>> BEGIN Recorded data
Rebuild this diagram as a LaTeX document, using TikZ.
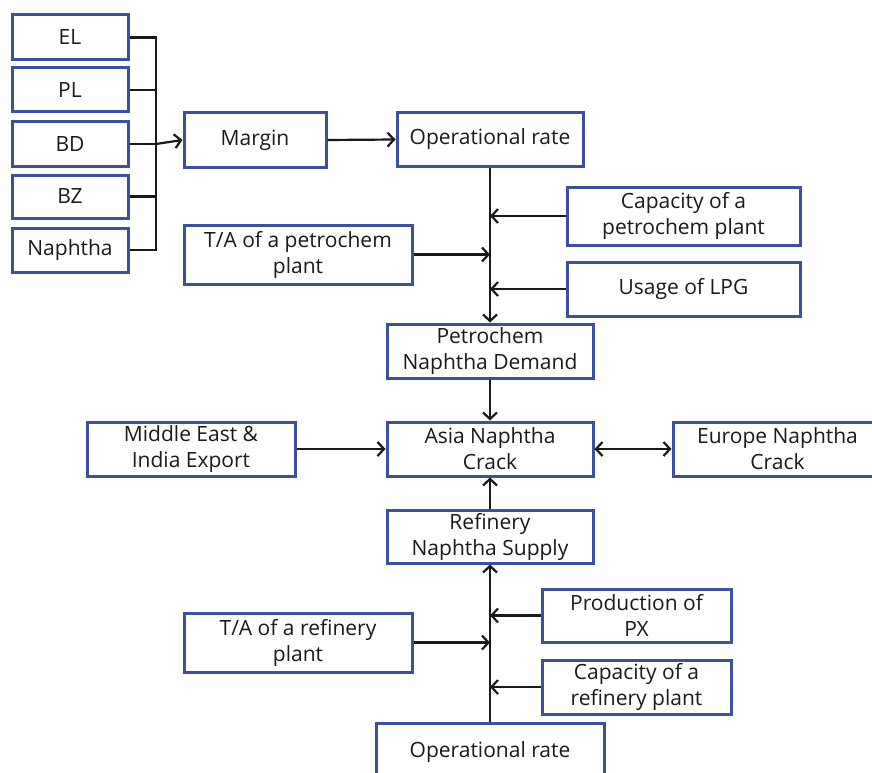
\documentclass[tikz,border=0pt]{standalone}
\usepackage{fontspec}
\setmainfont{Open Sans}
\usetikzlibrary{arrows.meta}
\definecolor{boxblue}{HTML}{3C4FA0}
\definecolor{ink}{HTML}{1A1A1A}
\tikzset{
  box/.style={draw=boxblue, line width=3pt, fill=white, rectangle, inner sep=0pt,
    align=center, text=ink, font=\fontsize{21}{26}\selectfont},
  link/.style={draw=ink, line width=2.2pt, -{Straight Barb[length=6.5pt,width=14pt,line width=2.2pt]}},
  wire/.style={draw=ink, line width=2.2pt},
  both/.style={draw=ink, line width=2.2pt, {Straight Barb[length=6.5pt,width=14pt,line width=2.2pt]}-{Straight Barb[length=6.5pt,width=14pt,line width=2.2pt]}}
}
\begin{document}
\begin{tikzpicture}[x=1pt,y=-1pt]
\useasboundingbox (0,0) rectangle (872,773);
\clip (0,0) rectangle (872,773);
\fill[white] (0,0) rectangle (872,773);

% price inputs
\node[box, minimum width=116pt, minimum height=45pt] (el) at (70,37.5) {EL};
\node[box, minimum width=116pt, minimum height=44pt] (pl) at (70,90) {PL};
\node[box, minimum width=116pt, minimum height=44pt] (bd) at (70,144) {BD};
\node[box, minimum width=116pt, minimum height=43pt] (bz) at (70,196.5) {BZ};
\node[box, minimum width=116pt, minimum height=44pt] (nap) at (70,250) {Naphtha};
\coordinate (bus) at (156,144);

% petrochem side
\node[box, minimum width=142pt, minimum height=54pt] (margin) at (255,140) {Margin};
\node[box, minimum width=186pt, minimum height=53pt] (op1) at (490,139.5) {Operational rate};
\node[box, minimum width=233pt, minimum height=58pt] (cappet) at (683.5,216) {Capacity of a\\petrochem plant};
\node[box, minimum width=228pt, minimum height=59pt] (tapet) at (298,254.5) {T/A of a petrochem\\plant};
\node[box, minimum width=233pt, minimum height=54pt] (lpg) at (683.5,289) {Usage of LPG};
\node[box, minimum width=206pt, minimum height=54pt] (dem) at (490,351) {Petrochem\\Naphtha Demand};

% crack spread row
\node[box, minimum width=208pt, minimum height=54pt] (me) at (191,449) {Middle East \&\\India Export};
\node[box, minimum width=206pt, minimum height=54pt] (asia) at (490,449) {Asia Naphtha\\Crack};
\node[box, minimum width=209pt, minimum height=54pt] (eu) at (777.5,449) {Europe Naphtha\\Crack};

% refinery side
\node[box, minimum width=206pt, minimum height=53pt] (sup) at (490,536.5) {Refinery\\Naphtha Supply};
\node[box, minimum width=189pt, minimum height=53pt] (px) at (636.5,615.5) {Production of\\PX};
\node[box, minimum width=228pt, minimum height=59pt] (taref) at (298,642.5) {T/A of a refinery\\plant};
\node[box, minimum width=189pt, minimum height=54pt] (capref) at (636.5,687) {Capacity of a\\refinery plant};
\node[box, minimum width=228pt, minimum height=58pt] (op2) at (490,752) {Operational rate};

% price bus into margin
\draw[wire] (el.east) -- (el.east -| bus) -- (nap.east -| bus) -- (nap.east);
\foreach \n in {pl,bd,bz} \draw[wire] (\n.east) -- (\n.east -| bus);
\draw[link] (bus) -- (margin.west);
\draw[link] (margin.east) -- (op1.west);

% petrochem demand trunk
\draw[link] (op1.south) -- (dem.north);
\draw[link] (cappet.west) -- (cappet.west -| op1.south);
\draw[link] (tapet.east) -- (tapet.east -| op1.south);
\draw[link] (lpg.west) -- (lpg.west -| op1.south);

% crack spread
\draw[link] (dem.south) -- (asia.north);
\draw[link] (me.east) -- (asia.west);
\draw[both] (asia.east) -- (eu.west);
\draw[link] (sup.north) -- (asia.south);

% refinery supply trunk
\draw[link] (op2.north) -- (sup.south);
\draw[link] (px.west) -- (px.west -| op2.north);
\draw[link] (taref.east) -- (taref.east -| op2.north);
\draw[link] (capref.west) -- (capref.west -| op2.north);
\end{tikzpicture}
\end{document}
>> END Recorded data
▸ **Required work**:
Quote the data above in full, leaving out the pictures it holds.

▸ **Solution to the problem**:
Rebuild this diagram as a LaTeX document, using TikZ.
\documentclass[tikz,border=0pt]{standalone}
\usepackage{fontspec}
\setmainfont{Open Sans}
\usetikzlibrary{arrows.meta}
\definecolor{boxblue}{HTML}{3C4FA0}
\definecolor{ink}{HTML}{1A1A1A}
\tikzset{
  box/.style={draw=boxblue, line width=3pt, fill=white, rectangle, inner sep=0pt,
    align=center, text=ink, font=\fontsize{21}{26}\selectfont},
  link/.style={draw=ink, line width=2.2pt, -{Straight Barb[length=6.5pt,width=14pt,line width=2.2pt]}},
  wire/.style={draw=ink, line width=2.2pt},
  both/.style={draw=ink, line width=2.2pt, {Straight Barb[length=6.5pt,width=14pt,line width=2.2pt]}-{Straight Barb[length=6.5pt,width=14pt,line width=2.2pt]}}
}
\begin{document}
\begin{tikzpicture}[x=1pt,y=-1pt]
\useasboundingbox (0,0) rectangle (872,773);
\clip (0,0) rectangle (872,773);
\fill[white] (0,0) rectangle (872,773);

% price inputs
\node[box, minimum width=116pt, minimum height=45pt] (el) at (70,37.5) {EL};
\node[box, minimum width=116pt, minimum height=44pt] (pl) at (70,90) {PL};
\node[box, minimum width=116pt, minimum height=44pt] (bd) at (70,144) {BD};
\node[box, minimum width=116pt, minimum height=43pt] (bz) at (70,196.5) {BZ};
\node[box, minimum width=116pt, minimum height=44pt] (nap) at (70,250) {Naphtha};
\coordinate (bus) at (156,144);

% petrochem side
\node[box, minimum width=142pt, minimum height=54pt] (margin) at (255,140) {Margin};
\node[box, minimum width=186pt, minimum height=53pt] (op1) at (490,139.5) {Operational rate};
\node[box, minimum width=233pt, minimum height=58pt] (cappet) at (683.5,216) {Capacity of a\\petrochem plant};
\node[box, minimum width=228pt, minimum height=59pt] (tapet) at (298,254.5) {T/A of a petrochem\\plant};
\node[box, minimum width=233pt, minimum height=54pt] (lpg) at (683.5,289) {Usage of LPG};
\node[box, minimum width=206pt, minimum height=54pt] (dem) at (490,351) {Petrochem\\Naphtha Demand};

% crack spread row
\node[box, minimum width=208pt, minimum height=54pt] (me) at (191,449) {Middle East \&\\India Export};
\node[box, minimum width=206pt, minimum height=54pt] (asia) at (490,449) {Asia Naphtha\\Crack};
\node[box, minimum width=209pt, minimum height=54pt] (eu) at (777.5,449) {Europe Naphtha\\Crack};

% refinery side
\node[box, minimum width=206pt, minimum height=53pt] (sup) at (490,536.5) {Refinery\\Naphtha Supply};
\node[box, minimum width=189pt, minimum height=53pt] (px) at (636.5,615.5) {Production of\\PX};
\node[box, minimum width=228pt, minimum height=59pt] (taref) at (298,642.5) {T/A of a refinery\\plant};
\node[box, minimum width=189pt, minimum height=54pt] (capref) at (636.5,687) {Capacity of a\\refinery plant};
\node[box, minimum width=228pt, minimum height=58pt] (op2) at (490,752) {Operational rate};

% price bus into margin
\draw[wire] (el.east) -- (el.east -| bus) -- (nap.east -| bus) -- (nap.east);
\foreach \n in {pl,bd,bz} \draw[wire] (\n.east) -- (\n.east -| bus);
\draw[link] (bus) -- (margin.west);
\draw[link] (margin.east) -- (op1.west);

% petrochem demand trunk
\draw[link] (op1.south) -- (dem.north);
\draw[link] (cappet.west) -- (cappet.west -| op1.south);
\draw[link] (tapet.east) -- (tapet.east -| op1.south);
\draw[link] (lpg.west) -- (lpg.west -| op1.south);

% crack spread
\draw[link] (dem.south) -- (asia.north);
\draw[link] (me.east) -- (asia.west);
\draw[both] (asia.east) -- (eu.west);
\draw[link] (sup.north) -- (asia.south);

% refinery supply trunk
\draw[link] (op2.north) -- (sup.south);
\draw[link] (px.west) -- (px.west -| op2.north);
\draw[link] (taref.east) -- (taref.east -| op2.north);
\draw[link] (capref.west) -- (capref.west -| op2.north);
\end{tikzpicture}
\end{document}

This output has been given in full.